Objective:
The material below holds pictures; leave them out and reproduce exactly the lines from the one with "What D3.js code" through the one with "var quotaWidth = [3.5, 6];", inclusive.

####################

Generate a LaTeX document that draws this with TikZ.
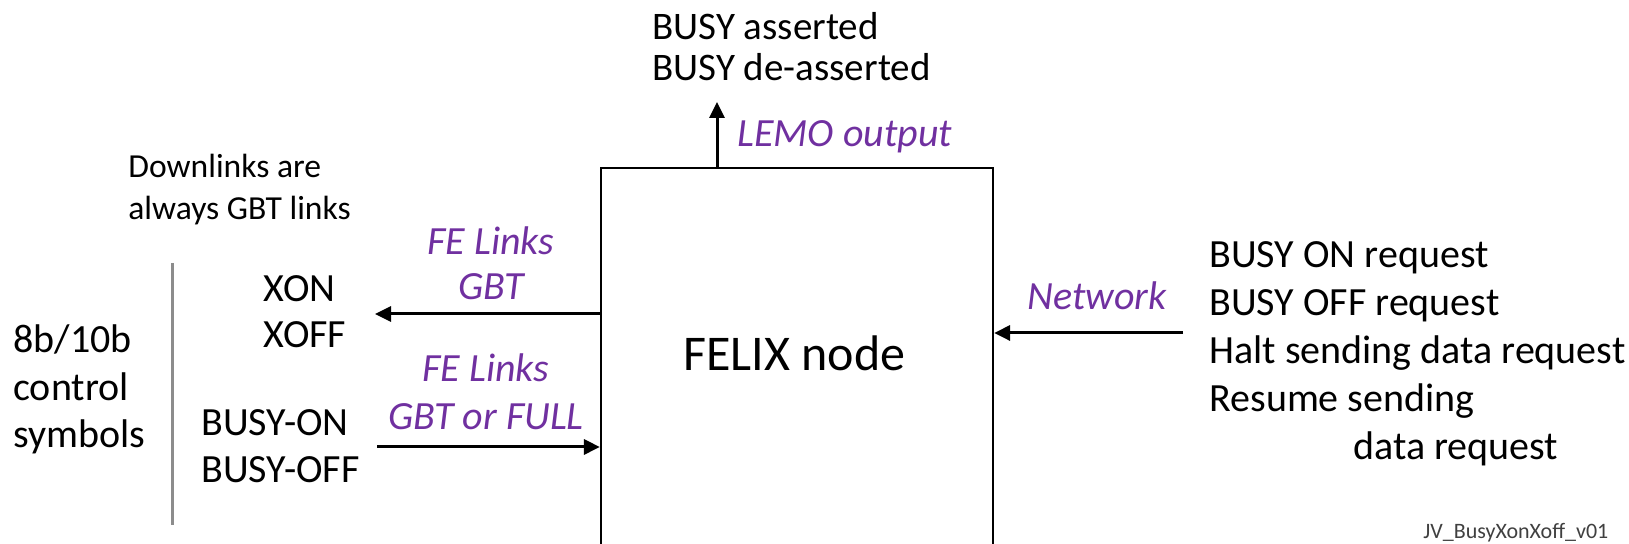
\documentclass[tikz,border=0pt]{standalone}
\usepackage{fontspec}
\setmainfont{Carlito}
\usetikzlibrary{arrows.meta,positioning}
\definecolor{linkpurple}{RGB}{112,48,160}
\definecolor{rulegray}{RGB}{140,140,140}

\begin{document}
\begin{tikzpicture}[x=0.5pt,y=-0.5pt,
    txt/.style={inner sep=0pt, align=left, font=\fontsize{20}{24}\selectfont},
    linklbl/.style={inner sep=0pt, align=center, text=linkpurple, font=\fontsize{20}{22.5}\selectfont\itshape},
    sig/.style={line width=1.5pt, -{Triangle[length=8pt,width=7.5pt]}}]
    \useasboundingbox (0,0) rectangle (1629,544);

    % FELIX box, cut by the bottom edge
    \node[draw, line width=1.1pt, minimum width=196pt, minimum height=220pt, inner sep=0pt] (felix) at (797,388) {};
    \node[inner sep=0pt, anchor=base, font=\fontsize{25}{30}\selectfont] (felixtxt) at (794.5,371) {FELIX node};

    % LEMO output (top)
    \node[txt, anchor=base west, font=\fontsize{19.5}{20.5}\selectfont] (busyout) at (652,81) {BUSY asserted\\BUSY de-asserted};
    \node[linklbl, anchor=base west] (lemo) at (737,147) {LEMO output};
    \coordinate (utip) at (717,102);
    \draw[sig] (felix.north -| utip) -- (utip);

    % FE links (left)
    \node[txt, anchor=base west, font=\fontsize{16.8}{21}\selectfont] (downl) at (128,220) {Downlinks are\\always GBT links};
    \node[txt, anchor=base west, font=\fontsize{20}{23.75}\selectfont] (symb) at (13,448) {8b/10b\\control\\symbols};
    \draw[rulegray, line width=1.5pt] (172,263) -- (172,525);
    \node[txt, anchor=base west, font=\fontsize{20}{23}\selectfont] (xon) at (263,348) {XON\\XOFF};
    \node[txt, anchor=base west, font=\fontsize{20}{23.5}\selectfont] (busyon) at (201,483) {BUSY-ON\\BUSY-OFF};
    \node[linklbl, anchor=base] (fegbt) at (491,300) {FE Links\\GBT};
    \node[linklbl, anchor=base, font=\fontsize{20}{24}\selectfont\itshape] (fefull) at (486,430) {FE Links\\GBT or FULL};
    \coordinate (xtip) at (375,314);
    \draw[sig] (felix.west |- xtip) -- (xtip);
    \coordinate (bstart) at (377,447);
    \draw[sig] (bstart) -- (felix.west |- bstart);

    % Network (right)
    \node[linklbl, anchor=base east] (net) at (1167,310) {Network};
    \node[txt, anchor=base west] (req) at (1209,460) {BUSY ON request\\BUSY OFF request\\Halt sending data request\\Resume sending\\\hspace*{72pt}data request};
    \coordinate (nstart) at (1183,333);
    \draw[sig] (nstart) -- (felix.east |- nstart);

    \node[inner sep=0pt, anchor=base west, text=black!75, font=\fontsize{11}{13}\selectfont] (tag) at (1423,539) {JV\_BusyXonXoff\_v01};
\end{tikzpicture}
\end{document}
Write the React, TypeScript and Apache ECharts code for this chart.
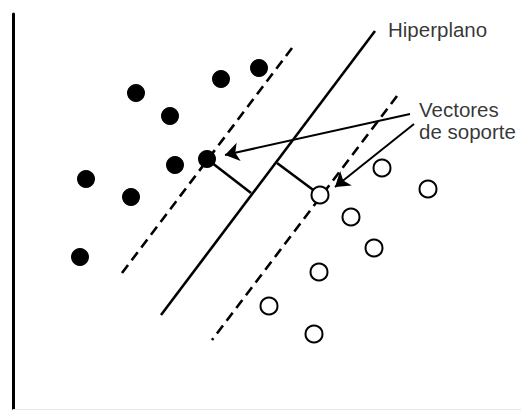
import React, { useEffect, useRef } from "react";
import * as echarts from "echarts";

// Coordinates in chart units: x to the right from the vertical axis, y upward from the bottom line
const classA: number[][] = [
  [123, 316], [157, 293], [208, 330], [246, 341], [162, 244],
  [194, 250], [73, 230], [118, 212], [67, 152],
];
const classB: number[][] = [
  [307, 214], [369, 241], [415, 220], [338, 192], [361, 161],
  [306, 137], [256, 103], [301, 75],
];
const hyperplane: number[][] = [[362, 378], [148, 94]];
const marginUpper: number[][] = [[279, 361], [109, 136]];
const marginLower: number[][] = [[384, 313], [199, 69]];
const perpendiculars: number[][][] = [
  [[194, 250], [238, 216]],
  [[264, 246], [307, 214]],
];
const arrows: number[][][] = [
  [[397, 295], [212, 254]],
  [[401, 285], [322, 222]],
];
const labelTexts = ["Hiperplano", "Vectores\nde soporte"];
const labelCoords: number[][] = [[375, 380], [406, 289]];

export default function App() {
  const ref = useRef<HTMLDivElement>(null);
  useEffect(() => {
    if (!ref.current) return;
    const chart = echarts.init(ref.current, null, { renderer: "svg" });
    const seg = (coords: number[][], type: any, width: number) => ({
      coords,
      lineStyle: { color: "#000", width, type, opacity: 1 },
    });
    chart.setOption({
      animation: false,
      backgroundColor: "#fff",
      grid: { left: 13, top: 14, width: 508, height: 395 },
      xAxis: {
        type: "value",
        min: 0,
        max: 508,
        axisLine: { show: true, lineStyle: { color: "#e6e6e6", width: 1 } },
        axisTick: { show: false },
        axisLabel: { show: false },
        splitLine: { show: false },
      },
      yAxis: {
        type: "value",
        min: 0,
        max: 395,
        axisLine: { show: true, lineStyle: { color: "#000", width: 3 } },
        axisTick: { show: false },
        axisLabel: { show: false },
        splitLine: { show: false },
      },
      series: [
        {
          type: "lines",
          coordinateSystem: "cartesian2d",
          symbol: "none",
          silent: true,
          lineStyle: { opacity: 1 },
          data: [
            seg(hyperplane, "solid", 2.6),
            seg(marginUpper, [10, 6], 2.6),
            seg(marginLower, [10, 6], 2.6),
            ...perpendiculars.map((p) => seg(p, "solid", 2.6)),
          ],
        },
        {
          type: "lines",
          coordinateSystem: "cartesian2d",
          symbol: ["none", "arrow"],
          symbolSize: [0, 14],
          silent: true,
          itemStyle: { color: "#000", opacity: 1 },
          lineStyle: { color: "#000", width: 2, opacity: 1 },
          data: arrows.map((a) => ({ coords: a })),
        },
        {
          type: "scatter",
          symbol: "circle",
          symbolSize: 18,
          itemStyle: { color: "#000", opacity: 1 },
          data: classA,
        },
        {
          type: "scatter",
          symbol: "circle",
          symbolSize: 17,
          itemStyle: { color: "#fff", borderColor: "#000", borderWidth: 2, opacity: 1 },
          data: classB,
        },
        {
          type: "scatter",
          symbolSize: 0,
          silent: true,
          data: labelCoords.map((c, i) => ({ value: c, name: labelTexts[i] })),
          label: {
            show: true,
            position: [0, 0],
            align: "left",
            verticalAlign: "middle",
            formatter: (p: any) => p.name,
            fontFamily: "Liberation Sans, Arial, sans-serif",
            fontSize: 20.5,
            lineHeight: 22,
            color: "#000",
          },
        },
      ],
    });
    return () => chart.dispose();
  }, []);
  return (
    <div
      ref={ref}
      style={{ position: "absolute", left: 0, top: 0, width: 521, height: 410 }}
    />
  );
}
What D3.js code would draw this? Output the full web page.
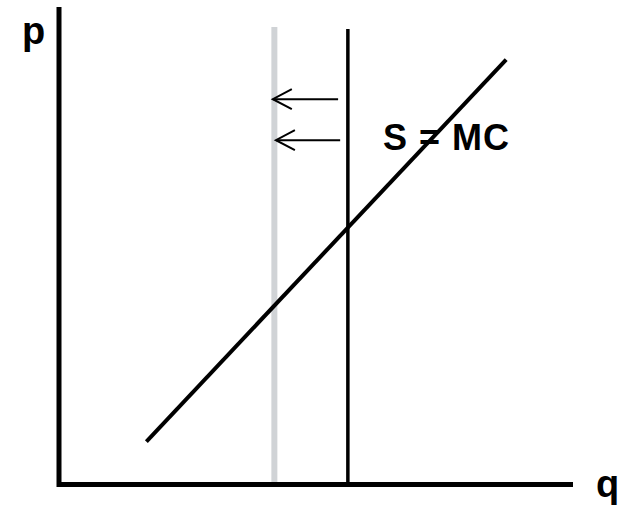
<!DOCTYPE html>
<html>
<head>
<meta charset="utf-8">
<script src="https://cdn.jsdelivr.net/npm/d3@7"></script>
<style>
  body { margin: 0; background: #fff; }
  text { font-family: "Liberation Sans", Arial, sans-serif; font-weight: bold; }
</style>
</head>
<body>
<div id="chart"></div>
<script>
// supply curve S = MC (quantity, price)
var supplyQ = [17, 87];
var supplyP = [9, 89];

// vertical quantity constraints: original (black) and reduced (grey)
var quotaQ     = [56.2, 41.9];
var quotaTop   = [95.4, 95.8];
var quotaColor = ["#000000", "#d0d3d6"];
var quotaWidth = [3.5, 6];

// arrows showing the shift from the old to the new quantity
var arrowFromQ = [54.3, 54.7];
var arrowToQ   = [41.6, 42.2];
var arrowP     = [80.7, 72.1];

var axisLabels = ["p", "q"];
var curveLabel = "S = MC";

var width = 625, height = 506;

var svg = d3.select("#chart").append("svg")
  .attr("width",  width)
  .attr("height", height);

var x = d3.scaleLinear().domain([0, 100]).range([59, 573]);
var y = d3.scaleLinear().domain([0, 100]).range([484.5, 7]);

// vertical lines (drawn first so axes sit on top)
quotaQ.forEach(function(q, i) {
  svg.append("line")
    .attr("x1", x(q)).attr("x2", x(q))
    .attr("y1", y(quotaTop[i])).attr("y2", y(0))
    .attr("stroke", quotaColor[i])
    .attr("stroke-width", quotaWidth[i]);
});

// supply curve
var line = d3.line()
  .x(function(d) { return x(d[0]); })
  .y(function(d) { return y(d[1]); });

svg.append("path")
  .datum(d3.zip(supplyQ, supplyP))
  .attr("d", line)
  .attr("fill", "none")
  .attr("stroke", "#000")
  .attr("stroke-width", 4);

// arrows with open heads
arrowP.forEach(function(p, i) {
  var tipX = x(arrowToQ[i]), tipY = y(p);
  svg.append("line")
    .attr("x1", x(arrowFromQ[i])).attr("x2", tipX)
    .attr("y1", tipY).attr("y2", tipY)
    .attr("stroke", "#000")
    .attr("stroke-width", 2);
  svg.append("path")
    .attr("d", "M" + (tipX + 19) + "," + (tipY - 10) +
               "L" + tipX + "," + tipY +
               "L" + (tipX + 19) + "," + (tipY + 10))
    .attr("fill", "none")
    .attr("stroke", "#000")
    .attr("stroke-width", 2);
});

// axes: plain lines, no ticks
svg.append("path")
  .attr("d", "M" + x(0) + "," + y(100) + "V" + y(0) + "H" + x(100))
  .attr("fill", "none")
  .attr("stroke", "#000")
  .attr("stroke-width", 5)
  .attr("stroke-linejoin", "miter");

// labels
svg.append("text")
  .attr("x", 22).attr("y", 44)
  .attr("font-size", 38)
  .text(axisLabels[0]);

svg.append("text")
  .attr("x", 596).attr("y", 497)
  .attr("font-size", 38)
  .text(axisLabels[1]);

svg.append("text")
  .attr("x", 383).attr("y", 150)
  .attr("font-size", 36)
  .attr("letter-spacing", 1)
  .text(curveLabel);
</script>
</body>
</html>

####################

Answer to this exercise:
What D3.js code would draw this? Output the full web page.
<!DOCTYPE html>
<html>
<head>
<meta charset="utf-8">
<script src="https://cdn.jsdelivr.net/npm/d3@7"></script>
<style>
  body { margin: 0; background: #fff; }
  text { font-family: "Liberation Sans", Arial, sans-serif; font-weight: bold; }
</style>
</head>
<body>
<div id="chart"></div>
<script>
// supply curve S = MC (quantity, price)
var supplyQ = [17, 87];
var supplyP = [9, 89];

// vertical quantity constraints: original (black) and reduced (grey)
var quotaQ     = [56.2, 41.9];
var quotaTop   = [95.4, 95.8];
var quotaColor = ["#000000", "#d0d3d6"];
var quotaWidth = [3.5, 6];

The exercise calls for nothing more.